ESTIMATING INDIANA GROUNDWATER AGE FROM TRITIUM ACTIVITIES


WADE, Shirley C., LEAP, Darrell I. and FRITZ, Steven J., Earth and Atmospheric Sciences, Purdue Univ, 1397 Civil Engineering Building, West Lafayette, IN 47906, swade3@purdue.edu

As part of a groundwater susceptibility evaluation the Indiana Department of Environmental Management (IDEM) has generated a database of groundwater tritium activities throughout the state. This database provides an opportunity to study the distribution of groundwater ages throughout Indiana. In order to interpret the distribution of groundwater ages; however, the tritium activities had to first be converted to groundwater ages based on a geographically representative tritium input function and an appropriate mixing model.

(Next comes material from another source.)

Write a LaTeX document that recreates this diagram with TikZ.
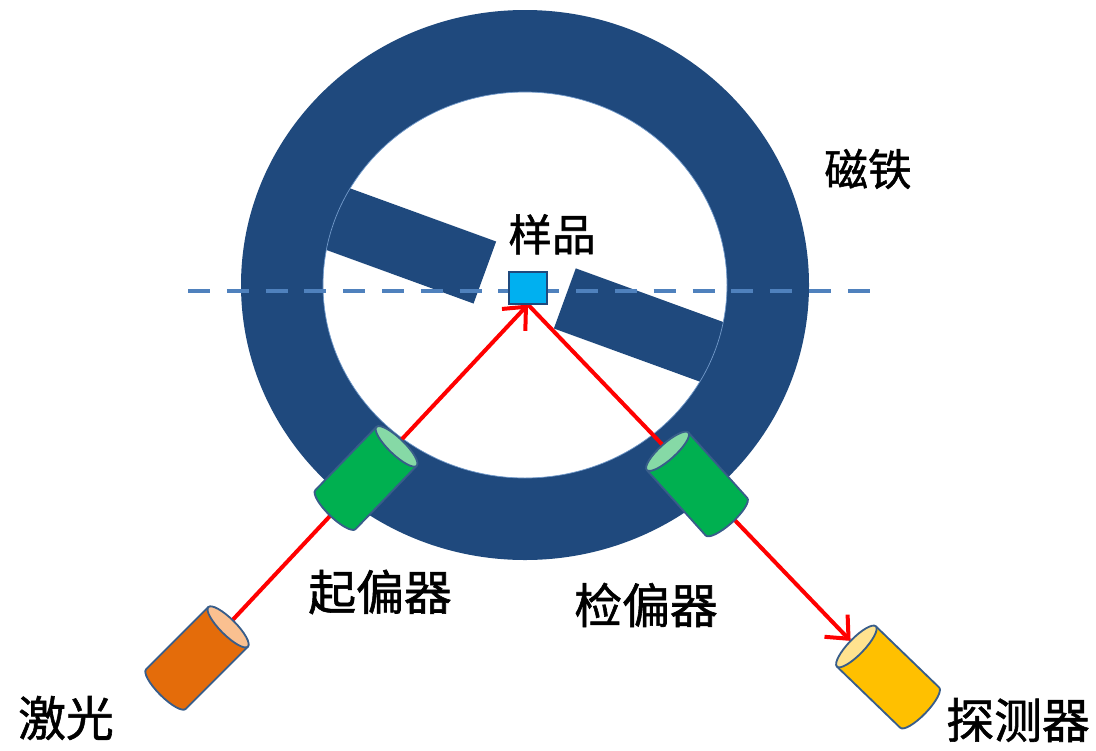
\documentclass[tikz,border=0pt]{standalone}
\usepackage{fontspec}
\newfontfamily\cjk[FakeBold=1.2]{Noto Sans CJK SC}
\usetikzlibrary{arrows.meta, positioning}

\definecolor{magnet}{HTML}{1F497D}
\definecolor{axisblue}{HTML}{4F81BD}
\definecolor{edge}{HTML}{385D8A}
\definecolor{beamred}{HTML}{FF0000}
\definecolor{samplecyan}{HTML}{00B0F0}
\definecolor{lasorange}{HTML}{E46C0A}
\definecolor{lascap}{HTML}{FAC090}
\definecolor{polgreen}{HTML}{00B050}
\definecolor{polcap}{HTML}{86D9A6}
\definecolor{detgold}{HTML}{FFC000}
\definecolor{detcap}{HTML}{FFE38F}

\pgfdeclarelayer{back}
\pgfdeclarelayer{rays}
\pgfsetlayers{back,rays,main}

% cylinder lying along its local x axis, cap at the +x end
\newcommand{\opticpart}[5]{%
  \begin{scope}[shift={#2}, rotate=#3]
    \filldraw[opticedge, fill=#4] (-44,-28) -- (44,-28) -- (44,28) -- (-44,28)
      arc[start angle=90, end angle=270, x radius=8, y radius=28] -- cycle;
    \filldraw[opticedge, fill=#5] (44,0) ellipse [x radius=8, y radius=28];
    \coordinate (#1) at (0,0);
    \coordinate (#1 top) at (52,0);
  \end{scope}}

\begin{document}
\begin{tikzpicture}[x=0.025cm, y=-0.025cm,
  opticedge/.style={draw=edge, line width=1.3pt, line join=round},
  specimen/.style={rectangle, fill=samplecyan, draw=magnet, line width=0.8pt,
    minimum width=0.95cm, minimum height=0.8cm, inner sep=0pt},
  beam/.style={draw=beamred, line width=0.1cm,
    -{Straight Barb[length=0.45cm, width=0.8cm]}},
  fieldline/.style={draw=axisblue, line width=0.1cm, dash pattern=on 0.55cm off 0.42cm},
  cjktext/.style={font=\cjk\fontsize{34}{36}\selectfont, text=black},
  cjksmall/.style={font=\cjk\fontsize{31}{33}\selectfont, text=black}
]
  \useasboundingbox (0,0) rectangle (1096,750);

  \opticpart{laser}{(197,658)}{45}{lasorange}{lascap}
  \opticpart{pol}{(366,478)}{46}{polgreen}{polcap}
  \opticpart{ana}{(697,484)}{132}{polgreen}{polcap}
  \opticpart{det}{(888,677)}{136}{detgold}{detcap}
  \node[specimen] (sample) at (528,288) {};

  \begin{pgfonlayer}{back}
    \begin{scope}[shift={(525,285)}, rotate=-20]
      \fill[magnet] (-240,-31) rectangle (-42,35);
      \fill[magnet] (42,-33) rectangle (240,31);
    \end{scope}
    \fill[magnet, even odd rule] (525,285) ellipse [x radius=284, y radius=275]
      (525,285) ellipse [x radius=202, y radius=193];
    \draw[axisblue!80, line width=0.5pt] (525,285) ellipse [x radius=202, y radius=193];
    \draw[fieldline] (188,291) -- (880,291);
  \end{pgfonlayer}

  \begin{pgfonlayer}{rays}
    \draw[beam] (laser) -- (sample.south);
    \draw[beam] (sample.south) -- (det top);
  \end{pgfonlayer}

  \node[cjksmall] (magnetlbl) at (868,169) {磁铁};
  \node[cjksmall, above=0.3cm of sample, xshift=0.6cm] (samplelbl) {样品};
  \node[cjktext] (pollbl) at (380,592) {起偏器};
  \node[cjktext] (analbl) at (646,605) {检偏器};
  \node[cjktext] (laserlbl) at (66,718) {激光};
  \node[cjktext] (detlbl) at (1018,720) {探测器};
\end{tikzpicture}
\end{document}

Separate tritium input functions were developed for recharge in Northern, Central, and Southern Indiana. The input functions were based on records of tritium in precipitation over the period of 1953 to 1998 in St. Louis, MO; Chicago, IL; and Ottawa, ON; as well as limited data for tritium in surface water and rain in Lafayette, IN. Yearly average tritium activities were calculated for the stations by weighting summer and winter months according to the fraction of recharge expected for those months. That fraction was previously determined by another researcher using stable oxygen and hydrogen isotopes.

Apparent groundwater age can be estimated directly from tritium precipitation records corrected for first order decay. However, some amount of hydrodynamic dispersion is likely to occur. Therefore, a mixing model was used to more accurately estimate groundwater ages by accounting for attenuation of tritium levels due to advective dispersion and diffusion. The mixing model approximates the dispersion and diffusion processes by assuming a gaussian distribution of tritium activities. The decay corrected precipitation input function served as model input and groundwater ages were estimated by comparing model calculated activities with groundwater tritium activities.

Finally the estimated groundwater ages can be compared with hydrogeology and interpreted in terms of recharge patterns. The results of that analysis will be presented in a later paper.